Terminado su ejercicio, y mientras la opositora siguiente velaba armas, abordo a dos miembros del tribunal –mujeres– que salieron de la sala. Hablo con ellas y les expongo las deficiencias de lo que está ocurriendo en unas oposiciones cuyo desarrollo seguía de cerca: criterios dispares en los tribunales a la hora de valorar los ejercicios, las desconcertantes, cuando no inadmisibles o arbitrarias, explicaciones con que algunos de sus componentes tratan de justificar y despachar sus veredictos negativos. Una de las integrantes del tribunal se envaró y, con mohín de ofendida, guardó silencio. La otra balbuceó excusas y terminó por decir que ellos valoraban los ejercicios “en conciencia”. Pero ¿cómo que en conciencia? ¿Pero qué modo de valorar un examen es ese?

He discutido mucho sobre este tema de palabra y por escrito. Pero esta vez he querido reparar en la plasticidad y elocuencia de la imagen que acabo de expresar: una joven que entra en la sala como opositora y sale como juez, con una sola y exclusiva prueba de exposición esencialmente memorística de unos temas en tiempo tasado.

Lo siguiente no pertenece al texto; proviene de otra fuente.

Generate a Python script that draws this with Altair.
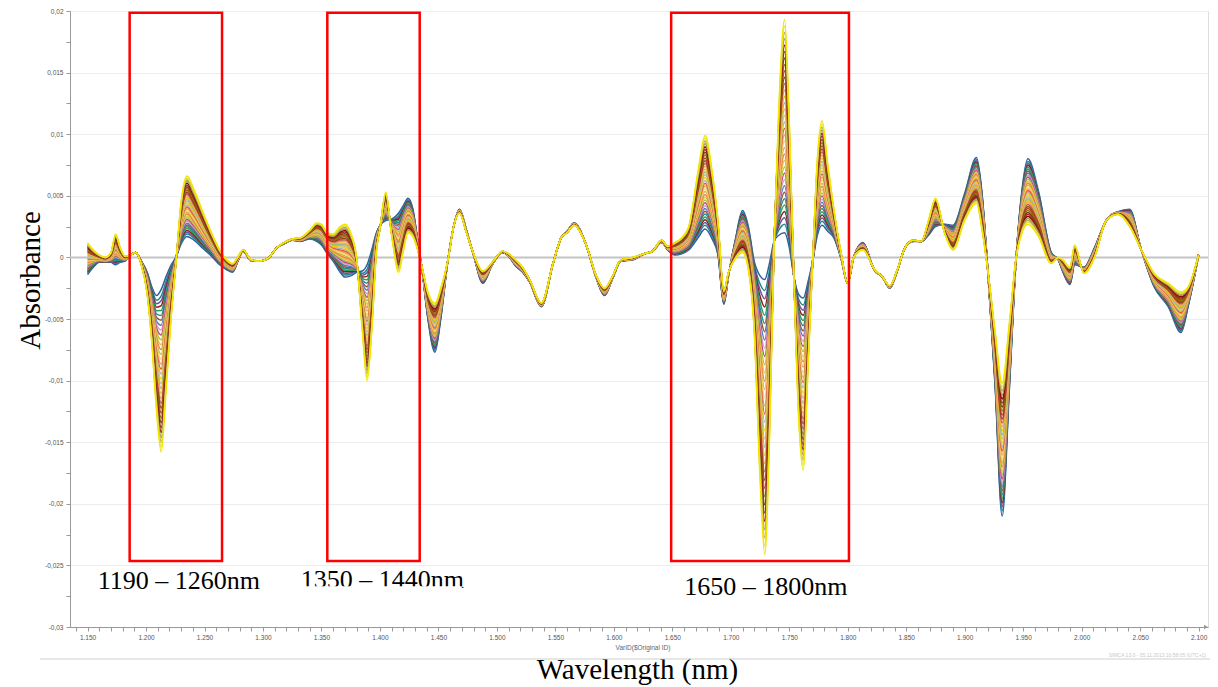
import altair as alt
import pandas as pd

# ---------------- data ----------------
wavelength = [
    1150, 1155, 1160, 1165, 1170, 1174, 1178, 1182, 1187, 1191,
    1196, 1201, 1205, 1209, 1213, 1217, 1221, 1226, 1230, 1235,
    1241, 1249, 1256, 1263, 1269, 1274, 1279, 1283, 1290, 1297,
    1304, 1312, 1318, 1325, 1332, 1340, 1346, 1350, 1355, 1360,
    1366, 1370, 1375, 1380, 1385, 1389, 1393, 1397, 1400, 1405,
    1410, 1416, 1420, 1424, 1428, 1432, 1436, 1441, 1447, 1452,
    1458, 1463, 1468, 1474, 1480, 1488, 1496, 1505, 1510, 1516,
    1522, 1528, 1538, 1548, 1555, 1560, 1566, 1576, 1585, 1592,
    1599, 1606, 1616, 1626, 1633, 1641, 1646, 1652, 1658, 1664,
    1672, 1678, 1684, 1689, 1694, 1698, 1704, 1710, 1715, 1720,
    1725, 1729, 1733, 1737, 1741, 1746, 1750, 1754, 1758, 1762,
    1766, 1770, 1774, 1778, 1783, 1788, 1794, 1800, 1805, 1813,
    1823, 1829, 1836, 1842, 1849, 1856, 1863, 1869, 1875, 1883,
    1890, 1900, 1910, 1915, 1919, 1926, 1932, 1938, 1944, 1949,
    1954, 1963, 1974, 1980, 1984, 1990, 1994, 2002, 2011, 2021,
    2031, 2041, 2051, 2062, 2074, 2085, 2091, 2100,
]

# spectrum at the "yellow" end of the bundle
abs_yellow = [
    0.0012, 0.0006, 0.0002, 0.0000, 0.0004, 0.0019, 0.0008, 0.0001, 0.0002, 0.0004,
    -0.0006, -0.0030, -0.0070, -0.0125, -0.0158, -0.0110, -0.0055, 0.0000, 0.0045, 0.0066,
    0.0055, 0.0036, 0.0020, 0.0006, -0.0002, -0.0005, 0.0001, 0.0006, -0.0002, -0.0003,
    -0.0001, 0.0008, 0.0012, 0.0015, 0.0016, 0.0022, 0.0028, 0.0027, 0.0020, 0.0019,
    0.0025, 0.0027, 0.0020, 0.0000, -0.0060, -0.0100, -0.0060, 0.0005, 0.0023, 0.0053,
    0.0018, -0.0012, 0.0005, 0.0020, 0.0017, 0.0007, -0.0008, -0.0028, -0.0037, -0.0025,
    -0.0003, 0.0025, 0.0036, 0.0020, 0.0003, -0.0011, -0.0004, 0.0005, 0.0003, -0.0002,
    -0.0008, -0.0018, -0.0037, -0.0005, 0.0016, 0.0020, 0.0026, 0.0011, -0.0015, -0.0025,
    -0.0015, -0.0002, 0.0000, 0.0003, 0.0005, 0.0014, 0.0009, 0.0012, 0.0016, 0.0025,
    0.0070, 0.0099, 0.0070, 0.0030, -0.0027, -0.0012, -0.0001, 0.0004, -0.0010, -0.0060,
    -0.0180, -0.0241, -0.0150, 0.0010, 0.0120, 0.0193, 0.0110, -0.0018, -0.0130, -0.0173,
    -0.0090, -0.0003, 0.0080, 0.0111, 0.0075, 0.0040, 0.0005, -0.0021, 0.0000, 0.0006,
    -0.0010, -0.0015, -0.0023, -0.0011, 0.0008, 0.0014, 0.0013, 0.0030, 0.0048, 0.0019,
    0.0006, 0.0030, 0.0044, 0.0021, -0.0005, -0.0060, -0.0102, -0.0055, 0.0000, 0.0020,
    0.0027, 0.0017, -0.0005, 0.0000, -0.0002, -0.0008, 0.0010, -0.0013, 0.0000, 0.0030,
    0.0035, 0.0025, 0.0006, -0.0013, -0.0021, -0.0028, -0.0024, 0.0002,
]

# spectrum at the "blue" end of the bundle
abs_blue = [
    -0.0014, -0.0008, -0.0004, -0.0004, -0.0004, -0.0006, -0.0004, -0.0003, 0.0002, 0.0004,
    -0.0003, -0.0012, -0.0024, -0.0031, -0.0026, -0.0016, -0.0007, 0.0001, 0.0011, 0.0017,
    0.0014, 0.0007, 0.0001, -0.0006, -0.0010, -0.0012, -0.0002, 0.0005, -0.0003, -0.0003,
    -0.0001, 0.0008, 0.0011, 0.0014, 0.0013, 0.0015, 0.0013, 0.0010, 0.0003, -0.0003,
    -0.0012, -0.0016, -0.0015, -0.0012, -0.0011, -0.0006, 0.0006, 0.0020, 0.0026, 0.0030,
    0.0031, 0.0036, 0.0042, 0.0048, 0.0040, 0.0016, -0.0010, -0.0050, -0.0077, -0.0050,
    -0.0003, 0.0025, 0.0039, 0.0022, 0.0002, -0.0021, -0.0006, 0.0004, 0.0001, -0.0007,
    -0.0012, -0.0020, -0.0040, -0.0005, 0.0016, 0.0021, 0.0028, 0.0011, -0.0017, -0.0031,
    -0.0017, -0.0003, -0.0002, 0.0003, 0.0005, 0.0012, 0.0006, 0.0002, 0.0003, 0.0006,
    0.0016, 0.0023, 0.0015, 0.0002, -0.0038, -0.0015, 0.0015, 0.0038, 0.0025, -0.0003,
    -0.0015, -0.0018, -0.0005, 0.0013, 0.0018, 0.0020, 0.0008, -0.0016, -0.0030, -0.0033,
    -0.0020, -0.0003, 0.0018, 0.0026, 0.0021, 0.0016, 0.0000, -0.0021, 0.0000, 0.0012,
    -0.0011, -0.0015, -0.0025, -0.0012, 0.0008, 0.0013, 0.0013, 0.0018, 0.0025, 0.0027,
    0.0026, 0.0052, 0.0081, 0.0050, 0.0000, -0.0105, -0.0210, -0.0110, 0.0000, 0.0055,
    0.0080, 0.0054, 0.0004, -0.0002, -0.0012, -0.0022, -0.0006, -0.0008, 0.0008, 0.0030,
    0.0037, 0.0039, 0.0006, -0.0024, -0.0040, -0.0061, -0.0040, 0.0002,
]

# relative position of each sample inside the bundle (0 = blue end, 1 = yellow end)
sample_position = [
    0.00, 0.04, 0.07, 0.10, 0.13, 0.16, 0.19, 0.22, 0.25, 0.28,
    0.31, 0.34, 0.37, 0.40, 0.43, 0.46, 0.49, 0.52, 0.55, 0.58,
    0.61, 0.64, 0.67, 0.70, 0.73, 0.76, 0.79, 0.82, 0.85, 0.88,
    0.91, 0.94, 0.97, 1.00,
]
sample_color = [
    "#2b5f9e", "#1f8a8a", "#6a51a3", "#8b1a1a", "#2e9e5b", "#23908f", "#a0522d", "#4a7fc1", "#d6a0c0", "#c8408c",
    "#9acd32", "#e8c547", "#f08040", "#c9b458", "#f0e060", "#ff9a5a", "#e05a2a", "#b0b0b0", "#f5d000", "#d2b48c",
    "#8fbc8f", "#e6c200", "#f4a460", "#cd5c5c", "#8b4513", "#c0392b", "#808000", "#7b3f00", "#a52a2a", "#8b0000",
    "#999966", "#b5a642", "#e8e04a", "#f2e600",
]

y_ticks = [-0.03, -0.0275, -0.025, -0.0225, -0.02, -0.0175, -0.015, -0.0125, -0.01, -0.0075,
           -0.005, -0.0025, 0.0, 0.0025, 0.005, 0.0075, 0.01, 0.0125, 0.015, 0.0175, 0.02]
x_ticks = list(range(1140, 2101, 10))

box_start = [1186, 1355, 1649]
box_end = [1265, 1434, 1801]
box_top = [0.01985, 0.01985, 0.01985]
box_bottom = [-0.02464, -0.02464, -0.02464]
box_label = ["1190 – 1260nm", "1350 – 1440nm", "1650 – 1800nm"]
label_x = [1228, 1402, 1730]
label_y = [-0.0269, -0.0268, -0.0274]

# ---------------- tables ----------------
rows = []
for i, (p, c) in enumerate(zip(sample_position, sample_color)):
    for wl, a, b in zip(wavelength, abs_yellow, abs_blue):
        rows.append({"sample": f"S{i:02d}", "wl": wl, "abs": b + p * (a - b), "ord": i})
spectra = pd.DataFrame(rows)
ids = [f"S{i:02d}" for i in range(len(sample_position))]

boxes = pd.DataFrame({"x1": box_start, "x2": box_end, "y1": box_bottom, "y2": box_top})
labels = pd.DataFrame({"x": label_x, "y": label_y, "t": box_label})
cover = pd.DataFrame({"x1": [1328], "x2": [1470], "y1": [-0.0267], "y2": [-0.0275]})

W, H = 1138, 616
xscale = alt.Scale(domain=[1135, 2108], nice=False, zero=False)
yscale = alt.Scale(domain=[-0.03, 0.02], nice=False, zero=False)

grid_test = "abs(round(datum.value*200) - datum.value*200) < 0.001"

x_axis = alt.Axis(
    values=x_ticks,
    labelExpr="datum.value % 50 == 0 ? replace(format(datum.value, ','), ',', '.') : ''",
    labelFontSize=6.5, labelColor="#555555", labelPadding=3, labelOverlap=False, labelFlush=False,
    labelBound=False,
    tickSize=4, tickColor="#999999", domainColor="#999999", grid=False,
    title="Wavelength (nm)", titleFont="Liberation Serif", titleFontSize=29, titleFontWeight="normal",
    titleColor="#000000", titleX=567, titleY=42, titleAlign="center", titleBaseline="middle",
)
y_axis = alt.Axis(
    values=y_ticks,
    labelExpr=f"{grid_test} ? replace(replace(format(datum.value, '~g'), '.', ','), '\u2212', '-') : ''",
    labelFontSize=6.5, labelColor="#555555", labelPadding=3, labelOverlap=False, labelFlush=False,
    tickSize=4, tickColor="#999999", domainColor="#999999",
    grid=True, gridColor="#ededed",
    gridOpacity={"condition": {"test": grid_test, "value": 1}, "value": 0},
    title="Absorbance", titleFont="Liberation Serif", titleFontSize=29, titleFontWeight="normal",
    titleColor="#000000", titleAngle=270, titleX=-40, titleY=269, titleAlign="center", titleBaseline="middle",
)

zero = alt.Chart(pd.DataFrame({"v": [0.0]})).mark_rule(color="#c4c4c4", strokeWidth=2).encode(
    y=alt.Y("v:Q", scale=yscale, axis=y_axis)
)

lines = alt.Chart(spectra).mark_line(strokeWidth=1.5, interpolate="monotone", clip=True).encode(
    x=alt.X("wl:Q", scale=xscale, axis=x_axis),
    y=alt.Y("abs:Q", scale=yscale, axis=y_axis),
    color=alt.Color("sample:N", scale=alt.Scale(domain=ids, range=sample_color), legend=None),
    order=alt.Order("ord:Q"),
    detail="sample:N",
)

rects = alt.Chart(boxes).mark_rect(fillOpacity=0, stroke="#ff0000", strokeWidth=2.5).encode(
    x=alt.X("x1:Q", scale=xscale, axis=x_axis), x2="x2:Q",
    y=alt.Y("y1:Q", scale=yscale, axis=y_axis), y2="y2:Q",
)

texts = alt.Chart(labels).mark_text(font="Liberation Serif", fontSize=26, color="#000000",
                                     align="center", baseline="alphabetic").encode(
    x=alt.X("x:Q", scale=xscale, axis=x_axis), y=alt.Y("y:Q", scale=yscale, axis=y_axis), text="t:N"
)

cover_rect = alt.Chart(cover).mark_rect(color="#ffffff").encode(
    x=alt.X("x1:Q", scale=xscale, axis=x_axis), x2="x2:Q",
    y=alt.Y("y1:Q", scale=yscale, axis=y_axis), y2="y2:Q",
)

varid = alt.Chart(pd.DataFrame({"t": ["VarID($Original ID)"]})).mark_text(
    fontSize=6.5, color="#666666", align="center", baseline="middle"
).encode(x=alt.value(573), y=alt.value(637), text="t:N")

stamp = alt.Chart(pd.DataFrame({"t": ["SIMCA 13.0 - 05.11.2013 10:58:05 (UTC+1)"]})).mark_text(
    fontSize=5, color="#c8c8c8", align="right", baseline="middle"
).encode(x=alt.value(1136), y=alt.value(644), text="t:N")

sep = alt.Chart(pd.DataFrame({"a": [0]})).mark_rule(color="#cfcfcf", strokeWidth=1).encode(
    x=alt.value(-30), x2=alt.value(1140), y=alt.value(648)
)

arrow = alt.Chart(pd.DataFrame({"a": [0]})).mark_point(
    shape="triangle-right", filled=True, size=22, color="#999999", opacity=1
).encode(x=alt.value(1136), y=alt.value(616))

chart = alt.layer(zero, lines, rects, texts, cover_rect, varid, stamp, sep, arrow).properties(
    width=W, height=H,
    autosize=alt.AutoSizeParams(type="none"),
    padding={"left": 62, "top": 3, "right": 2, "bottom": 60},
).configure_view(strokeWidth=0).configure(background="#ffffff")

chart.save("out.html", embed_options={"renderer": "svg", "actions": False})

Se mire como se mire, se excuse como se excuse, no es sino la expresión de un sistema extravagante e irracional del que cansinamente se predica, a modo de justificación, una objetividad que lo hace inmune a nepotismos y enchufismos. Sin embargo, en mi opinión, se trata de un sistema que debe ser ya revisado y que, cuando menos, requiere de radicales y urgentes reformas porque todo en él falla: el método selectivo, la composición de los tribunales, el contenido de los programas, la preponderancia de lo memorístico que los propios tribunales fomentan. No se confunda el lector; no estoy abogando por sistemas de designación discrecional donde las afinidades de todo tipo puedan traducirse en acepción de personas, ni por másteres al uso. No; abogo por sistemas que no se reduzcan al simplismo del actual, y que en la medida de lo posible adecuen las pruebas a la finalidad que deben cumplir: la comprobación de las cualidades que habilitan para el ejercicio de la función judicial. E insistiré una vez más; para empezar, y mientras se mantenga este régimen, es preciso grabar los ejercicios orales en prevención de un eventual contraste cuando se haga realmente necesario. Mientras no sea así, los tribunales gozarán de una injustificada impunidad y los opositores estarán indefensos ante hipotéticos errores del tribunal. Porque, eso sí, haberlos haylos.